He was a soldier whose name derived from the Roman god of war, Mars. Yet for over sixteen centuries, his name has stood for mercy and compassion.
Last night across Germany, Austria, Belgium and the Netherlands, processions of children carrying lanterns commemorated this man of compassion, singing songs and expecting rewards of sweets as they wound their way through inner city streets (including two of my grandchildren here in Amsterdam). For yesterday, 11 November, was Saint Martin’s Day. Variations of St Martin festivities took place in many other countries from Malta to Latvia.
The fourth-century saint has left an unparalleled legacy across Europe. Fourteen European cathedrals are named after him and no less than thirty-seven thousand churches worldwide.
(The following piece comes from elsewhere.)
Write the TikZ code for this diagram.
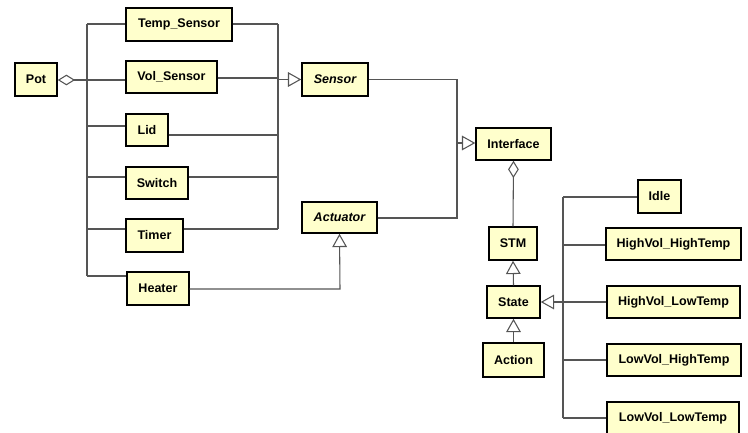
\documentclass[tikz,border=0pt]{standalone}
\usepackage{fontspec}
\setmainfont{Liberation Sans}
\usetikzlibrary{arrows.meta}
\definecolor{clsfill}{HTML}{FFFFCC}
\definecolor{lnk}{HTML}{555555}
\begin{document}
\begin{tikzpicture}[x=0.75pt,y=-0.75pt,
  cls/.style 2 args={draw=black,line width=1.1pt,fill=clsfill,inner sep=0pt,
     minimum width=#1*0.75pt,minimum height=#2*0.75pt,
     font=\fontsize{9.4}{10}\selectfont\bfseries},
  abs/.style={font=\fontsize{9.4}{10}\selectfont\bfseries\itshape},
  lk/.style={draw=lnk,line width=0.8pt},
  gen/.style={lk,-{Triangle[open,length=10pt,width=11pt,fill=white]}},
  agg/.style={lk,{Diamond[open,length=13pt,width=8pt,fill=white]}-}]
\useasboundingbox (0,0) rectangle (748,432);
% classes
\node[cls={42}{33}] (pot) at (36,79.5) {Pot};
\node[cls={106}{33}] (temp) at (179,24.5) {Temp\_Sensor};
\node[cls={91}{32}] (vol) at (171.5,77) {Vol\_Sensor};
\node[cls={42}{32}] (lid) at (147,130) {Lid};
\node[cls={62}{32}] (switch) at (157,183) {Switch};
\node[cls={57}{33}] (timer) at (154.5,235.5) {Timer};
\node[cls={62}{33}] (heater) at (158,288.5) {Heater};
\node[cls={66}{33},abs] (sensor) at (335,79.5) {Sensor};
\node[cls={75}{31},abs] (actuator) at (339.5,217.5) {Actuator};
\node[cls={75}{32}] (interface) at (513.5,144) {Interface};
\node[cls={48}{33}] (stm) at (513,243.5) {STM};
\node[cls={53}{32}] (state) at (513.5,302) {State};
\node[cls={61}{34}] (action) at (513.5,360) {Action};
\node[cls={43}{33}] (idle) at (659.5,196.5) {Idle};
\node[cls={135}{32}] (hh) at (673.5,244) {HighVol\_HighTemp};
\node[cls={133}{32}] (hl) at (673.5,302) {HighVol\_LowTemp};
\node[cls={134}{32}] (lh) at (674,360) {LowVol\_HighTemp};
\node[cls={132}{32}] (ll) at (673,418) {LowVol\_LowTemp};
% trunk coordinates
\coordinate (lt1) at (87,24);
\coordinate (lt2) at (87,80);
\coordinate (lt3) at (87,126);
\coordinate (lt4) at (87,177);
\coordinate (lt5) at (87,229);
\coordinate (lt6) at (87,276);
\coordinate (rt1) at (278,24);
\coordinate (rt2) at (278,78);
\coordinate (rt3) at (278,135);
\coordinate (rt4) at (278,177);
\coordinate (rt5) at (278,229);
\coordinate (rtg) at (278,79.5);
\coordinate (it1) at (457,79.5);
\coordinate (it2) at (457,143);
\coordinate (it3) at (457,218);
\coordinate (hb) at (340,289);
\coordinate (st1) at (563,197);
\coordinate (st2) at (563,245);
\coordinate (st3) at (563,302);
\coordinate (st4) at (563,360);
\coordinate (st5) at (563,418);
% Pot composition
\draw[agg] (pot.east |- lt2) -- (lt2);
\draw[lk] (lt1) -- (lt6);
\draw[lk] (lt1) -- (lt1 -| temp.west);
\draw[lk] (lt2) -- (lt2 -| vol.west);
\draw[lk] (lt3) -- (lt3 -| lid.west);
\draw[lk] (lt4) -- (lt4 -| switch.west);
\draw[lk] (lt5) -- (lt5 -| timer.west);
\draw[lk] (lt6) -- (lt6 -| heater.west);
% Sensor generalization
\draw[lk] (rt1) -- (rt5);
\draw[lk] (temp.east |- rt1) -- (rt1);
\draw[lk] (vol.east |- rt2) -- (rt2);
\draw[lk] (lid.east |- rt3) -- (rt3);
\draw[lk] (switch.east |- rt4) -- (rt4);
\draw[lk] (timer.east |- rt5) -- (rt5);
\draw[gen] (rtg) -- (sensor.west);
% Actuator
\draw[gen] (heater.east |- hb) -- (hb) -- (actuator.south);
% Interface
\draw[lk] (sensor.east) -- (it1) -- (it2);
\draw[lk] (actuator.east |- it3) -- (it3) -- (it2);
\draw[gen] (it2) -- (interface.west |- it2);
\draw[agg] (interface.south) -- (stm.north);
\draw[gen] (state.north) -- (stm.south);
\draw[gen] (action.north) -- (state.south);
% states
\draw[lk] (st1) -- (st5);
\draw[lk] (st1) -- (st1 -| idle.west);
\draw[lk] (st2) -- (st2 -| hh.west);
\draw[lk] (st3) -- (st3 -| hl.west);
\draw[lk] (st4) -- (st4 -| lh.west);
\draw[lk] (st5) -- (st5 -| ll.west);
\draw[gen] (st3) -- (state.east);
\end{tikzpicture}
\end{document}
Nearly quarter of a million French people have his name as their surname. He also gave his name to 225 municipalities in France. And it is forever linked with the French city of Tours where he was made bishop by the people against his own will. He is considered the father of western monasticism, founding some of the first monasteries in the west.
Martin of Tours continues to inspire and influence contemporary Europeans to reflect and act on the teachings of Jesus to clothe the naked, feed the hungry, quench the thirsty, visit the prisoners, comfort the sick and shelter the homeless.
Born in Hungary around 316, soon after Emperor Constantine’s conversion, Martin wanted to serve God at the early age of ten years, we learn from his biographer Sulpitius Severus (c. 363–c. 425). But his father, a veteran officer, had no sympathies for his son’s spiritual aspirations. Martin was forced to join the army and take the military oath.
Naked beggar
Martin was a young 18-year-old soldier when posted in Amiens in Gaul, north of Paris, when he encountered a naked beggar at the city gates. Severus writes: What should he do? He had nothing except the cloak in which he was clad, for he had already (given away) the rest of his garments. Taking therefore his sword with which he was girt, he divided his cloak into two equal parts, and gave one part to the poor man, while he again clothed himself with the remainder. Upon this, some of the bystanders laughed, because he was now an unsightly object, and stood out as but partly undressed. However many who were of sounder understanding groaned deeply because they themselves had done nothing similar. They especially felt this, because, being possessed of more than Martin, they could have clothed the poor man without reducing themselves to nakedness.
Thanks to Severus’ account, this event would become legendary. Eventually, the half cloak he kept himself was preserved as a relic as ‘St Martin’s Cape’. The little shelter built to house the cape became known as a Capel or chapel. The priest who accompanied the cape carried into battle along with soldiers, as a relic to guarantee St Martin’s blessing on the outcome, was called capellan, or chaplain.
Yet Martin could not reconcile his faith with military service. On the eve of a battle near Worms in Germany, he told his commander: ‘I am the soldier of Christ, it is not lawful for me to fight.’ Accused of cowardice, Martin volunteered to stand unarmed on the frontline the next day: ‘In the name of the Lord Jesus, protected by the sign of the cross and not by shield or helmet, I will safely penetrate the ranks of the enemy.’
As dawn broke the next day, the enemy surrendered before fighting began and the vindicated Martin was discharged from service. Martin headed to Poitiers in Gaul to become a disciple of St. Hilary. In his mid-thirties, Martin gathered some monks around him to form a monastic community from which later developed the celebrated Benedictine Abbey of Ligugé, one of Europe’s oldest.
Raising the dead
Martin saw the monastic community as a spiritual parallel to the military outpost, a springboard for mission to the unreached of central and western Gaul. Many legends survive about the saint’s exploits. Severus tells of miracles of healing through Martin’s ministry, including the raising of three different individuals from the dead. One personally told the biographer how, after leaving his body, a heavenly tribunal told him that he would go back to earthly life due to Martin’s prayerful intervention.
Even as bishop of Tours, he lived in a cell outside the city, conducting his new duties with simplicity and evangelistic fervour. Soon other hermits joined him and another monastic community emerged, still operating today: Marmoutier.
Martin died in his eighties around 397 and became one the most revered saints in France’s history. Since the 1918 Armistice ending the Great War on his feast day of November 11, he has been regarded as the unofficial patron saint of that very secular nation.